In faraway Kenya, meanwhile – the birthplace, Donald Trump long insisted, of his predecessor, Barack Obama – the two most prominent political personalities, Uhuru Kenyatta and RailaOdinga, are the sons of their counterparts at the time of their nation’s independence almost 55 years ago. And in another example from the same continent, Joseph Kabila immediately succeeded his assassinated father, Laurent Kabila, in the Democratic Republic of the Congo, and has put off elections that he feared might unseat him.
In the Philippines, the Marcos and Aquino clans both remain active in politics, although only the latter succeeded in staking a claim to the presidency more than once. In Indonesia, the end of the Suharto dictatorship was followed shortly afterwards by the empowerment of his predecessor’s daughter, Megawati Sukarnoputri.
In Myanmar, Aung San Suu Kyi, the daughter of the nation’s venerated independence leader, Aung San, put herself forward as a champion of human rights and democracy during her long years as a symbol of resistance to military dictatorship, but embraced the state’s ruthless repression of minorities as soon as she was allowed a foothold in the portals of power.

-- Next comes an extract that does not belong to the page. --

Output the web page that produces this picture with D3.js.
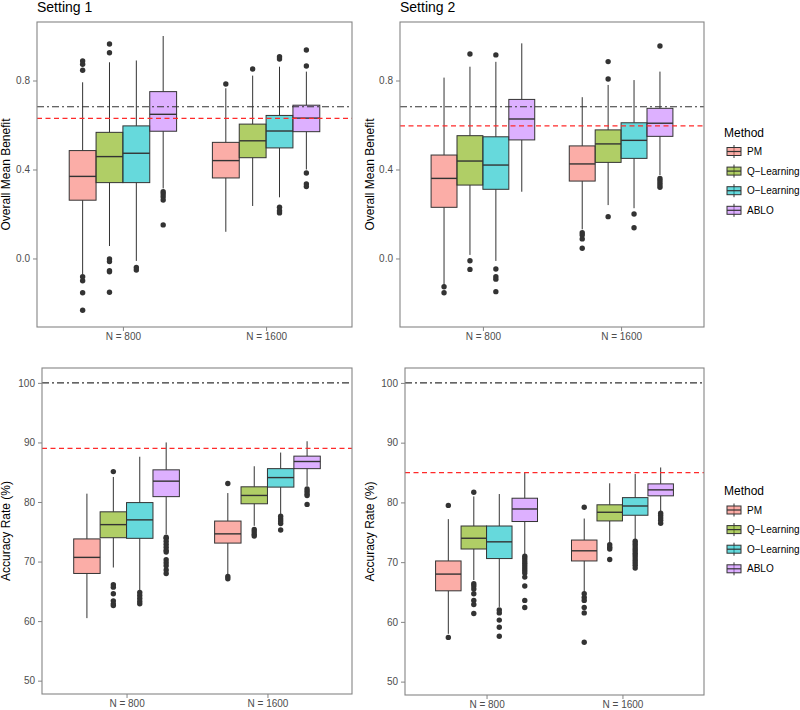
<!DOCTYPE html>
<html><head><meta charset="utf-8">
<script src="https://cdn.jsdelivr.net/npm/d3@7"></script>
<style>body{margin:0;background:#fff} text{font-family:"Liberation Sans",Arial,Helvetica,sans-serif}</style>
</head><body><svg id="c" width="800" height="710"></svg>
<script>
const sizes = ["N = 800", "N = 1600"];
const methods = ["PM", "Q\u2212Learning", "O\u2212Learning", "ABLO"];
const colors = ["#F8766D", "#7CAE00", "#00BFC4", "#C77CFF"];

// stats per method: [lowerWhisker, q1, median, q3, upperWhisker]
const s1BenefitN800 = [[-0.07,0.262,0.369,0.485,0.792],[0.056,0.341,0.458,0.567,0.882],[-0.011,0.341,0.473,0.596,0.89],[0.315,0.572,0.648,0.75,1.0]];
const s1BenefitN800Out = [[0.888,0.873,0.846,-0.082,-0.10,-0.154,-0.233],[0.964,0.925,-0.002,-0.014,-0.055,-0.06,-0.152],[-0.04,-0.052],[0.30,0.29,0.278,0.263,0.151]];
const s1BenefitN1600 = [[0.12,0.362,0.44,0.522,0.765],[0.236,0.453,0.529,0.604,0.822],[0.275,0.497,0.573,0.643,0.862],[0.40,0.57,0.631,0.689,0.84]];
const s1BenefitN1600Out = [[0.784],[0.852],[0.907,0.897,0.23,0.215,0.205],[0.937,0.865,0.384,0.335,0.323]];

const s2BenefitN800 = [[-0.119,0.23,0.36,0.465,0.813],[0.016,0.33,0.438,0.552,0.862],[-0.011,0.311,0.42,0.547,0.884],[0.30,0.533,0.627,0.715,0.967]];
const s2BenefitN800Out = [[-0.127,-0.154],[0.919,-0.01,-0.049],[0.915,-0.047,-0.082,-0.093,-0.149],[]];
const s2BenefitN1600 = [[0.131,0.348,0.425,0.506,0.725],[0.24,0.432,0.515,0.578,0.78],[0.226,0.45,0.531,0.61,0.802],[0.375,0.549,0.608,0.675,0.84]];
const s2BenefitN1600Out = [[0.116,0.106,0.088,0.046],[0.807,0.885,0.188],[0.2,0.138],[0.955,0.36,0.35,0.34,0.33,0.32]];

const s1AccN800 = [[60.5,68.0,70.7,73.8,81.4],[69.0,74.0,76.2,78.35,84.2],[65.1,73.9,77.0,79.9,87.6],[74.6,80.9,83.5,85.4,90.0]];
const s1AccN800Out = [[],[85.1,66.1,65.7,64.6,63.4,62.9,62.6],[64.8,64.3,63.8,63.3,62.9],[74.1,73.9,73.4,72.9,72.4,71.9,71.6,70.3,69.8,69.3,68.6,68.0]];
const s1AccN1600 = [[67.9,73.1,74.65,76.8,81.5],[76.0,79.7,81.1,82.55,86.0],[78.0,82.5,84.1,85.6,88.3],[82.7,85.6,86.8,87.7,90.2]];
const s1AccN1600Out = [[83.1,67.5,67.1],[75.4,75.0,74.6,74.3],[77.6,77.2,76.8,76.4,75.3],[82.2,81.8,81.4,81.1,79.6]];

const s2AccN800 = [[58.0,65.2,68.0,70.2,77.2],[67.0,72.2,74.0,76.05,81.0],[62.5,70.6,73.4,76.05,81.4],[71.3,76.8,78.9,80.7,85.0]];
const s2AccN800Out = [[79.5,57.4],[81.7,66.4,66.0,65.5,64.7,63.6,62.9,61.4],[62.0,61.5,60.3,59.1,57.6],[71.0,70.6,70.2,69.8,69.4,69.0,68.6,68.2,67.5,66.0,63.6,62.4]];
const s2AccN1600 = [[65.0,70.2,71.9,73.7,77.3],[73.2,76.9,78.35,79.6,83.2],[73.8,77.85,79.4,80.8,84.75],[78.5,81.1,82.1,83.1,85.85]];
const s2AccN1600Out = [[79.2,64.7,64.1,63.6,62.4,61.5,56.6],[72.9,72.5,72.2,70.45],[73.5,73.1,72.7,72.3,71.9,71.5,71.1,70.7,70.3,69.9,69.5,69.0],[78.2,77.8,77.4,77.0,76.5]];

const benefitTicks = [0.0, 0.4, 0.8];
const accTicks = [50, 60, 70, 80, 90, 100];
// reference lines: [black dot-dash, red dashed]
const refS1Benefit = [0.682, 0.630];
const refS2Benefit = [0.682, 0.596];
const refS1Acc = [100, 89];
const refS2Acc = [100, 85];

const panels = [
  {title:"Setting 1", stats:[s1BenefitN800,s1BenefitN1600], outs:[s1BenefitN800Out,s1BenefitN1600Out], ref:refS1Benefit,
   l:37, r:352, t:22, b:327, dom:[-0.308,1.063], ticks:benefitTicks, fmt:d3.format(".1f"), ytitle:"Overall Mean Benefit", ytx:10},
  {title:"Setting 2", stats:[s2BenefitN800,s2BenefitN1600], outs:[s2BenefitN800Out,s2BenefitN1600Out], ref:refS2Benefit,
   l:400, r:704, t:22, b:327, dom:[-0.308,1.063], ticks:benefitTicks, fmt:d3.format(".1f"), ytitle:"Overall Mean Benefit", ytx:374},
  {title:null, stats:[s1AccN800,s1AccN1600], outs:[s1AccN800Out,s1AccN1600Out], ref:refS1Acc,
   l:42, r:352, t:368, b:694, dom:[47.76,102.5], ticks:accTicks, fmt:d3.format("d"), ytitle:"Accuracy Rate (%)", ytx:10},
  {title:null, stats:[s2AccN800,s2AccN1600], outs:[s2AccN800Out,s2AccN1600Out], ref:refS2Acc,
   l:405, r:704, t:368, b:695, dom:[47.76,102.5], ticks:accTicks, fmt:d3.format("d"), ytitle:"Accuracy Rate (%)", ytx:374}
];

const svg = d3.select("#c");
const gray = "#858585";
const dark = "#333333";

panels.forEach(p => {
  const g = svg.append("g");
  const y = d3.scaleLinear().domain(p.dom).range([p.b, p.t]);
  const x = d3.scalePoint().domain(sizes).range([p.l, p.r]).padding(0.6);
  const step = x.step();
  const dodge = d3.scaleBand().domain(methods).range([-0.375*step, 0.375*step]).padding(0);
  const bw = dodge.bandwidth();

  sizes.forEach((sz, si) => {
    methods.forEach((m, mi) => {
      const s = p.stats[si][mi];
      const cx = x(sz) + dodge(m) + bw/2;
      const bg = g.append("g");
      bg.append("line").attr("x1", cx).attr("x2", cx).attr("y1", y(s[0])).attr("y2", y(s[1]))
        .attr("stroke", dark).attr("stroke-width", 1);
      bg.append("line").attr("x1", cx).attr("x2", cx).attr("y1", y(s[3])).attr("y2", y(s[4]))
        .attr("stroke", dark).attr("stroke-width", 1);
      bg.append("rect").attr("x", cx - bw/2).attr("width", bw).attr("y", y(s[3])).attr("height", y(s[1]) - y(s[3]))
        .attr("fill", colors[mi]).attr("fill-opacity", 0.6).attr("stroke", dark).attr("stroke-width", 1);
      bg.append("line").attr("x1", cx - bw/2).attr("x2", cx + bw/2).attr("y1", y(s[2])).attr("y2", y(s[2]))
        .attr("stroke", dark).attr("stroke-width", 1.4);
      bg.selectAll("circle").data(p.outs[si][mi]).join("circle")
        .attr("cx", cx).attr("cy", d => y(d)).attr("r", 2.7).attr("fill", dark);
    });
  });

  // reference lines (drawn over the boxes)
  g.append("line").attr("x1", p.l).attr("x2", p.r).attr("y1", y(p.ref[0])).attr("y2", y(p.ref[0]))
    .attr("stroke", "#333").attr("stroke-width", 1.2).attr("stroke-dasharray", "7,3,2,3");
  g.append("line").attr("x1", p.l).attr("x2", p.r).attr("y1", y(p.ref[1])).attr("y2", y(p.ref[1]))
    .attr("stroke", "#FF2A2A").attr("stroke-width", 1.2).attr("stroke-dasharray", "5,3.5");

  // border
  g.append("rect").attr("x", p.l).attr("y", p.t).attr("width", p.r - p.l).attr("height", p.b - p.t)
    .attr("fill", "none").attr("stroke", gray).attr("stroke-width", 1.1);

  const ya = g.append("g").attr("transform", `translate(${p.l},0)`)
    .call(d3.axisLeft(y).tickValues(p.ticks).tickFormat(p.fmt).tickSize(4).tickPadding(3));
  const xa = g.append("g").attr("transform", `translate(0,${p.b})`)
    .call(d3.axisBottom(x).tickSize(4).tickPadding(2));
  [ya, xa].forEach(a => {
    a.select(".domain").remove();
    a.selectAll(".tick line").attr("stroke", gray);
    a.selectAll(".tick text").attr("fill", "#4d4d4d").style("font-size", "10px").style("font-family", '"Liberation Sans",Arial,sans-serif');
  });

  g.append("text").attr("transform", `translate(${p.ytx},${(p.t + p.b)/2}) rotate(-90)`)
    .attr("text-anchor", "middle").style("font-size", "12px").attr("fill", "#000").text(p.ytitle);
  if (p.title) {
    g.append("text").attr("x", p.l).attr("y", 12).style("font-size", "14px").attr("fill", "#000").text(p.title);
  }
});

// legends
[{ty:137, ky:151.5}, {ty:495, ky:510}].forEach(L => {
  const lg = svg.append("g");
  lg.append("text").attr("x", 724).attr("y", L.ty).style("font-size", "12px").text("Method");
  methods.forEach((m, i) => {
    const cy = L.ky + i * 19.6;
    const kx = 734;
    lg.append("line").attr("x1", kx).attr("x2", kx).attr("y1", cy - 6.5).attr("y2", cy + 6.5)
      .attr("stroke", dark).attr("stroke-width", 1);
    lg.append("rect").attr("x", kx - 7).attr("y", cy - 4).attr("width", 14).attr("height", 8)
      .attr("fill", colors[i]).attr("fill-opacity", 0.6).attr("stroke", dark).attr("stroke-width", 1);
    lg.append("line").attr("x1", kx - 7).attr("x2", kx + 7).attr("y1", cy).attr("y2", cy)
      .attr("stroke", dark).attr("stroke-width", 1.2);
    lg.append("text").attr("x", 747).attr("y", cy + 3.5).style("font-size", "10px").attr("fill", "#000").text(m);
  });
});
</script></body></html>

Elsewhere in the continent, in many of the Central Asian republics that have emerged after the collapse of the Soviet Union, family dynasties are generally the rule, in most cases spawned by former Communist Party stalwarts. North Korea stands out, though, as the only country that still pays lip service to communism where the power structure is purely hereditary.
There are instances of the phenomenon in Latin America – the Perons in Argentina, the Freis in Chile and the crisis lately spawned in Nicaragua by a once progressive leader, Daniel Ortega, who is married to his vice-president and is often compared these days, including by supporters of the Sandinista revolution, to the Somozas, who ruled the nation with an iron fist for more than 40 years in the mid-20th century.
There are fewer examples of ruling dynasties to be found in Europe’s recent history, although that could change as its constituent nations turn rightwards, sometimes sharply. There was something ominous about the control of France’s fascistic National Front passing from Jean-Marie Le Pen to his daughter Marine; neither of them, thankfully, succeeded in their attempts to secure the Elysee Palace, but they came too close for comfort. Three generations of Papandreous, on the other hand, served as democratically elected prime ministers of Greece. Perhaps the most bizarre instance of family rule in an ostensibly democratic context was provided, though, in 2006-07 by Lech Kaczynski and Jaroslaw Kaczynski serving simultaneously as president and prime minister. They were not only brothers but identical twins – potentially capable of substituting for one another without very many people noticing.
Readers might have noticed that in many cases the supposed right of political inheritance – whether immediately invoked or substantially delayed – springs from assassinations. And claiming such inheritance occasionally entails dreadful consequences, as witnessed in India and Pakistan. But perhaps the most bizarre recent instance of political heredity gone awry occurred in South Korea, after Park Geun-hye was elected the country’s first female president. Her father, Park Chung-hee, ruthlessly exercised power during some of South Korea’s bleakest years, from 1961 until he was killed by his own intelligence chief in 1979.
Park Geun-hye was not really expected to answer for her father’s legacy some 35 years on (although she defended his coup). But she quickly established a rather more unusual one of her own involving a Christian cult, Viagra, influence-peddling and abuse of power. By the time she was impeached by the national assembly in 2016, her popularity rating had dwindled to low single digit figures. The constitutional court upheld it the following year, thereby removing her from office. On April 6 this year, she was sentenced to 24 years in jail.
There was no vendetta involved in her descent from the presidency to prison, merely a sense of repugnance. Sometimes, democracy indeed is the best revenge for an unearned sense of entitlement.